Album of the Day: Romare, “Love Songs: Part Two”

If the satirical quip “everyone’s a DJ” is true, then it also stands to reason that it’s just a matter of time before everyone’s an EDM producer too. Though a career in nightlife, like any other “creative” job, can be often a nauseating farce of self-congratulation, there are still times when the process leads to vibrant and inspired work. Case in point: London-based dance producer Romare, who started his career as a cut-and-paste renderer of archived blues, gospel, and soul. On his first three releases, Romare navigated stacks of these samples, embellishing them with deep, lurching beats to create moody, downtempo sounds. On November’s Love Songs: Part Two, Romare’s second full-length, he expands both conceptually (“every nook and cranny of the romantic impulse,” reads the album’s copy) and compositionally, leaning less on borrowed music in favor of building tracks with an array of live instruments.

One of Romare’s most common construction methods is to anchor melodies in pronounced vocal samples.
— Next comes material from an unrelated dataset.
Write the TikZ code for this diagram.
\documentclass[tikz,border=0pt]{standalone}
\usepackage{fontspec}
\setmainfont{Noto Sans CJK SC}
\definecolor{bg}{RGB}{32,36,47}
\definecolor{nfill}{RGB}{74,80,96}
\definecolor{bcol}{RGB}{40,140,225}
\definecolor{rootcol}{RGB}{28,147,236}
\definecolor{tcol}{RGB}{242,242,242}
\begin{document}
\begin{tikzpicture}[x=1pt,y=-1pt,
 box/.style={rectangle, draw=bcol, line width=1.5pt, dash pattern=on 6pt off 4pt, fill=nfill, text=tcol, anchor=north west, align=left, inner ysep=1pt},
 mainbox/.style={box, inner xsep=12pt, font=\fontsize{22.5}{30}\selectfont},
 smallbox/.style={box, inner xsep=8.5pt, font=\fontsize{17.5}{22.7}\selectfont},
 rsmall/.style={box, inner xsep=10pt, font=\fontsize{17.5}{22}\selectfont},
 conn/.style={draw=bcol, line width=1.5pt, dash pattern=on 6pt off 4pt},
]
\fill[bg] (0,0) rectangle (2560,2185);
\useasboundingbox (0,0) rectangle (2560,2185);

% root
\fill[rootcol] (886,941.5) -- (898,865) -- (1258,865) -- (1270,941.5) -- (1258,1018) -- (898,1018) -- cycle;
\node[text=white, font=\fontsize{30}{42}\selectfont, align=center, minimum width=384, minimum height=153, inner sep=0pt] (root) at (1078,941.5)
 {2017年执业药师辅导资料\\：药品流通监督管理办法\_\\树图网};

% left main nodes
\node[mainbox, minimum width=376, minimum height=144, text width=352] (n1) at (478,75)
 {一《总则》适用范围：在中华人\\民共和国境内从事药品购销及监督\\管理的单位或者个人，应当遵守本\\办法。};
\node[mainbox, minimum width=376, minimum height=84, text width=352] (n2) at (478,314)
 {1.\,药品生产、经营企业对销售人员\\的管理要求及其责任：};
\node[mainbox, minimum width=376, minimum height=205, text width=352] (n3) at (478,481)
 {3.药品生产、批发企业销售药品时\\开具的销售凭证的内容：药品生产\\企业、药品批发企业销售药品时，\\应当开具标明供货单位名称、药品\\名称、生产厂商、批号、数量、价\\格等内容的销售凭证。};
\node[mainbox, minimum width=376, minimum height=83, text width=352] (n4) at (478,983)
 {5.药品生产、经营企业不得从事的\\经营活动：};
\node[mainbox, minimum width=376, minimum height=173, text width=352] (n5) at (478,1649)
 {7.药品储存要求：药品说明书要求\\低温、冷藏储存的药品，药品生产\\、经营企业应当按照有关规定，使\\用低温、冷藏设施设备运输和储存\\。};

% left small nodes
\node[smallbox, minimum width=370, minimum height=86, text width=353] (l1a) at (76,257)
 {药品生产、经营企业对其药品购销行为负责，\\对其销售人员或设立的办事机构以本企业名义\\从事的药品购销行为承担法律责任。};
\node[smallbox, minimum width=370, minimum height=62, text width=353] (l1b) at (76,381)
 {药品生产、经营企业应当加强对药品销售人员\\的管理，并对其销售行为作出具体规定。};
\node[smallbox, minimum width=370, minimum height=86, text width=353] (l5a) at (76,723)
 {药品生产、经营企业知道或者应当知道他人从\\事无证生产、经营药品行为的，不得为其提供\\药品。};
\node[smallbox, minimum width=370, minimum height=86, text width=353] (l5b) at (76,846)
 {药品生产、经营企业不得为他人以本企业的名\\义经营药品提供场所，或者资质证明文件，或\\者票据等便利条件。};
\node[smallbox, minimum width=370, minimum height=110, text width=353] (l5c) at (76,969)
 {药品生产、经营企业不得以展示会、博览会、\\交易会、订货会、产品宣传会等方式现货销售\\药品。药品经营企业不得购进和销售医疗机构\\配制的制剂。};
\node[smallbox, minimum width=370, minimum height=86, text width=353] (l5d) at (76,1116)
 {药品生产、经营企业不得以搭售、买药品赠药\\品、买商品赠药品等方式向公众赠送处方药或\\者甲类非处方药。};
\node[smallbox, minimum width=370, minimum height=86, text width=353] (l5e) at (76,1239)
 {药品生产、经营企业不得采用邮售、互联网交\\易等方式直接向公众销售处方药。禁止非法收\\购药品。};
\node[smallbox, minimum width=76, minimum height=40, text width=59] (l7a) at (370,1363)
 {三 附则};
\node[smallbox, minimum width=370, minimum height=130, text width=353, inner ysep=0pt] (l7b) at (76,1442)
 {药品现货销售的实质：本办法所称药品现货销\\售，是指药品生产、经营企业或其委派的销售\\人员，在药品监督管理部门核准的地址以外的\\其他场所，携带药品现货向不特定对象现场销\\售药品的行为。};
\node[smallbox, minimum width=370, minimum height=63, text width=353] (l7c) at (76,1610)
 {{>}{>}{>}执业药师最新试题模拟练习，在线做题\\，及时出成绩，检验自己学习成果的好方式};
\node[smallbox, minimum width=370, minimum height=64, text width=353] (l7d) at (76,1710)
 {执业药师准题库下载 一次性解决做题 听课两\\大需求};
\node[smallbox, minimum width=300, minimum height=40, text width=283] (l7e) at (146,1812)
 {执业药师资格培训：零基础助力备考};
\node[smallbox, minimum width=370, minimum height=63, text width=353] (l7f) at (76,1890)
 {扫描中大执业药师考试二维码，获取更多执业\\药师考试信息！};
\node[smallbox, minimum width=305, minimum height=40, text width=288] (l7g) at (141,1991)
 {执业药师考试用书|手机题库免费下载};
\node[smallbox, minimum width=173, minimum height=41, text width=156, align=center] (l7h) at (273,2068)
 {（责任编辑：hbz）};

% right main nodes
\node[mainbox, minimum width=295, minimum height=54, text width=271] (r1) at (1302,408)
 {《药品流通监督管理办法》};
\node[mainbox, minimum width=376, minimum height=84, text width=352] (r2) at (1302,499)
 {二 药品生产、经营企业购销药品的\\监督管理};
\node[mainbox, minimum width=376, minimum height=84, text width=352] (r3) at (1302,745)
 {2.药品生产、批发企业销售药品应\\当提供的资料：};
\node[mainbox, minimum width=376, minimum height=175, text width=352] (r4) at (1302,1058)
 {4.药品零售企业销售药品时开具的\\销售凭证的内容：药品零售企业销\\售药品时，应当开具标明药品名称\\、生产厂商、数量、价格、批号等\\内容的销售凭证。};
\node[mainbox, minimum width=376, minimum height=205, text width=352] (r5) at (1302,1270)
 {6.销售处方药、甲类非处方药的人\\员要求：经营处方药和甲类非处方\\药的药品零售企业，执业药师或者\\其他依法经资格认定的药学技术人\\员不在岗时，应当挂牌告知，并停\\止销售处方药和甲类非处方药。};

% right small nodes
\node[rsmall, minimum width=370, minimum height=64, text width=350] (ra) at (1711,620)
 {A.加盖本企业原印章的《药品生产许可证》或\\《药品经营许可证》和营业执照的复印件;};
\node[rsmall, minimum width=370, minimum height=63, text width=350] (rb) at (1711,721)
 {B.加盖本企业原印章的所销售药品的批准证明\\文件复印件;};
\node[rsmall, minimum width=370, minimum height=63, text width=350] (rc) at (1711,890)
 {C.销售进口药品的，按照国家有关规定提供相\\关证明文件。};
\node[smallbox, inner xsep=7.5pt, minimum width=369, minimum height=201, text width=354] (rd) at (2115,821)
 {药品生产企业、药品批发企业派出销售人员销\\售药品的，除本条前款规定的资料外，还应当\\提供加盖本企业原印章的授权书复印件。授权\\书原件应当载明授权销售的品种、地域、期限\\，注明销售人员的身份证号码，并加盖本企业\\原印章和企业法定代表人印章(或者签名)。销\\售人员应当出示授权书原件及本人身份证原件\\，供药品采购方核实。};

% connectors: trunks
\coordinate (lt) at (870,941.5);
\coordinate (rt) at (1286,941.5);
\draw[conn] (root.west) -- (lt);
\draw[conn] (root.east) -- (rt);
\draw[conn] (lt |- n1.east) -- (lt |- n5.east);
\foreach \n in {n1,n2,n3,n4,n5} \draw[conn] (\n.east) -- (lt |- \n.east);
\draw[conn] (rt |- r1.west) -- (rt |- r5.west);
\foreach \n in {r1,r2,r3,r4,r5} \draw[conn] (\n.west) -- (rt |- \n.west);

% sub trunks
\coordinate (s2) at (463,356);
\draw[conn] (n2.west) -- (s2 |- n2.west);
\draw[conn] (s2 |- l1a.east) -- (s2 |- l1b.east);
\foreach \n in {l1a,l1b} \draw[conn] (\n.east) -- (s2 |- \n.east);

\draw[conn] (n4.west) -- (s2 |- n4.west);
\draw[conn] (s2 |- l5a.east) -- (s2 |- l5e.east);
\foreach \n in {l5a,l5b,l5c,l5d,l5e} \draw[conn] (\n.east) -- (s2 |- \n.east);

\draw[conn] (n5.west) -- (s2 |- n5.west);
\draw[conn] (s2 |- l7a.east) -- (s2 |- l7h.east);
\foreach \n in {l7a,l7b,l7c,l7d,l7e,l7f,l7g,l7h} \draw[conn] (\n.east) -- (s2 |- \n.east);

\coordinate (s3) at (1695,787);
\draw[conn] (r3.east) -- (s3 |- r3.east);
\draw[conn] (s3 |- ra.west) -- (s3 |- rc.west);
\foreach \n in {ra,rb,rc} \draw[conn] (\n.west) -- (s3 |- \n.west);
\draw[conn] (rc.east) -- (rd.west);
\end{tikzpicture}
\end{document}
On “All Night,” it’s a raspy blues wail that has the same immediacy as Moby circa Play. On “Je T’aime” and “Come Close to Me,” the melodies have the same ebb and flow as a murmuring Four Tet track. On his previous efforts, Romare used vocal melodies to guide and inform the remaining rhythmic elements. On tracks like “Honey” and “New Love,” however, Romare uses vocals unpredictably, as a foil for the rhythms rather than a lead. This subtle compositional growth, and the songs that result, make Love Songs: Part Two feel refreshingly expansive.

Conceptually, Romare’s exploration of love yields a few different interpretations on the theme. On opener “Who To Love?”, he leaves things open-ended; on “Who Loves You?” he scratches at uncertainty, loneliness, and anxiety, fusing urgent bass thumps with sinister string layers. On “Come Close to Me,” an album standout and possibly Romare’s finest track to date, he offers an enveloping atmosphere of keyboards and swelling synth loops, equally seductive and elegant, as a way of conjuring the idea of intimacy.

More often than not, Part Two strikes bass-charged electronic dance gold. Love Songs: Part Two is an endearing and rewarding milestone on Romare’s journey as an artist, bringing theme and composition into harmony. If we must abide another DJ-turned-producer (and we must), a bid of good faith to Romare feels safe.